GOAL OF THE EXERCISE:
Work out how many lines in the entries contain the string "page", and give nothing but that number.

DATA RECORDS:
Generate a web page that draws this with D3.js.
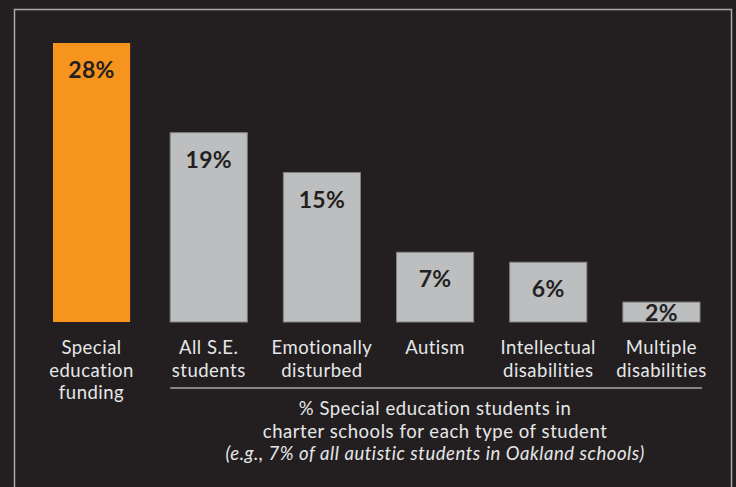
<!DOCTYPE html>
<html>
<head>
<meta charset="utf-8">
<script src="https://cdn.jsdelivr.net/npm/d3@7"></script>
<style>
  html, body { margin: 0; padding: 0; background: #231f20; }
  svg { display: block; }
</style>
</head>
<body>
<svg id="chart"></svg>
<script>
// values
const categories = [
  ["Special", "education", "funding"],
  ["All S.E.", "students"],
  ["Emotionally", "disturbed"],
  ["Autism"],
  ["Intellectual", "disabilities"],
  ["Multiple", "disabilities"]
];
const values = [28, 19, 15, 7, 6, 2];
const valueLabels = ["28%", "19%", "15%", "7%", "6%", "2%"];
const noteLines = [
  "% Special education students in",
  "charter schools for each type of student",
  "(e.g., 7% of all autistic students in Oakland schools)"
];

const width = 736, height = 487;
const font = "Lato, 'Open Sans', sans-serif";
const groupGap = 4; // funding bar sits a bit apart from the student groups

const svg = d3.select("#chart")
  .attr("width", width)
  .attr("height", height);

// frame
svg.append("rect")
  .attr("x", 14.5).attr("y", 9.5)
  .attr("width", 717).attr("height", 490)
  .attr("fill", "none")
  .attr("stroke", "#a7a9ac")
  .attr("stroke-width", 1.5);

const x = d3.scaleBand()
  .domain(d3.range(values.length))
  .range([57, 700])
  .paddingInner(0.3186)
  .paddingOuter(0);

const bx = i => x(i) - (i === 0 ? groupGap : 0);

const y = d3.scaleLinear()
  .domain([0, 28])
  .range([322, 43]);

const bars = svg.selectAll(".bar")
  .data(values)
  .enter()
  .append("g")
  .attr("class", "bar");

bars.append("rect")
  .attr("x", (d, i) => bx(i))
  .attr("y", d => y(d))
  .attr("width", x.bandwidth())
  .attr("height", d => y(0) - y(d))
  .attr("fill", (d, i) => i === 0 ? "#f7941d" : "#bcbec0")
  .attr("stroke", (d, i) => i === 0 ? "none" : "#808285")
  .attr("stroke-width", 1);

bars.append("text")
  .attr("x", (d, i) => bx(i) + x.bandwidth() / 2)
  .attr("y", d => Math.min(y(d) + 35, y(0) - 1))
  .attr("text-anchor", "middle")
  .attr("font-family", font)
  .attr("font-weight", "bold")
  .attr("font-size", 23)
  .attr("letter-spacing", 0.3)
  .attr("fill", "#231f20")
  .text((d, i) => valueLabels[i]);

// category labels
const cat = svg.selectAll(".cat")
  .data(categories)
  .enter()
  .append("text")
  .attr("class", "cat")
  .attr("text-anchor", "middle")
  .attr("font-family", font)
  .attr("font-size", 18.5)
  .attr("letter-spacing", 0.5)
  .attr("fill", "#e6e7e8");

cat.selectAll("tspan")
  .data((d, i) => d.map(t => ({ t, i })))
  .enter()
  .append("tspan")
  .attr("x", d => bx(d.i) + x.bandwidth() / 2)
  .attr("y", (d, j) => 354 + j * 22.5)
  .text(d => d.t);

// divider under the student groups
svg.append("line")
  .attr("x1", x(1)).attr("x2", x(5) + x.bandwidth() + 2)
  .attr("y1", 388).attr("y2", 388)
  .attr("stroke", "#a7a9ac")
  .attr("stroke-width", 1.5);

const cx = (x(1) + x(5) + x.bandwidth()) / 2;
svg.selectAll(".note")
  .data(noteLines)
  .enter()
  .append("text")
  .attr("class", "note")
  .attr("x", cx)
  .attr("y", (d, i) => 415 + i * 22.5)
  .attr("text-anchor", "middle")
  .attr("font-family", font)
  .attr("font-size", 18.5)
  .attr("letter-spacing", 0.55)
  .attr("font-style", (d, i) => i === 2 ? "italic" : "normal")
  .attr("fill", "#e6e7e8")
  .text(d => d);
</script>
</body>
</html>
* * *
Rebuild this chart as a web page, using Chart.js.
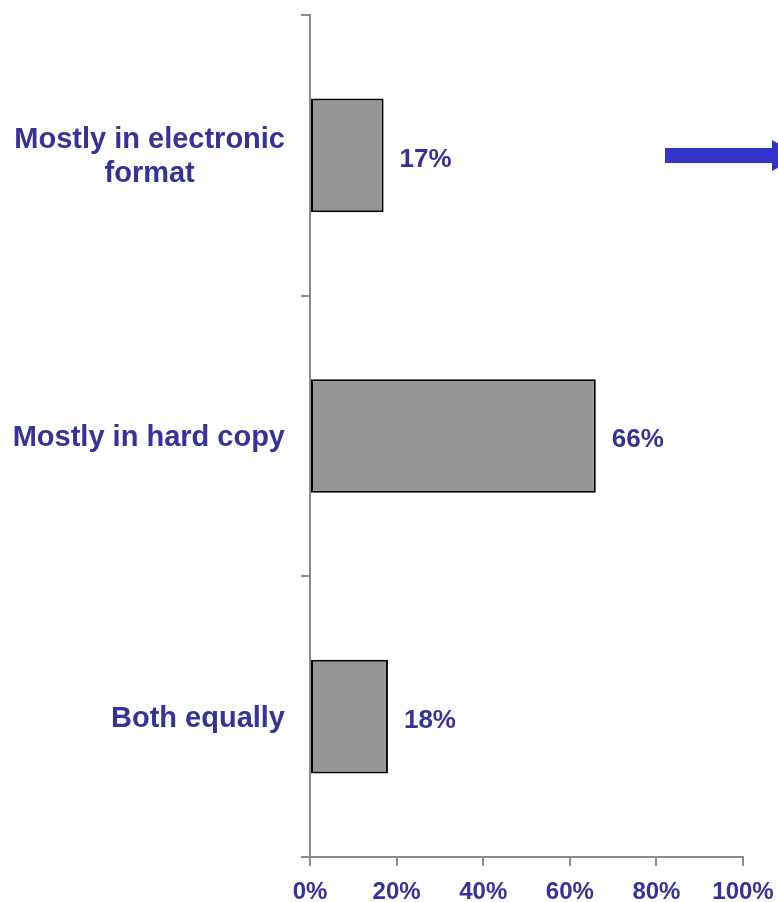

RESPONSE:
2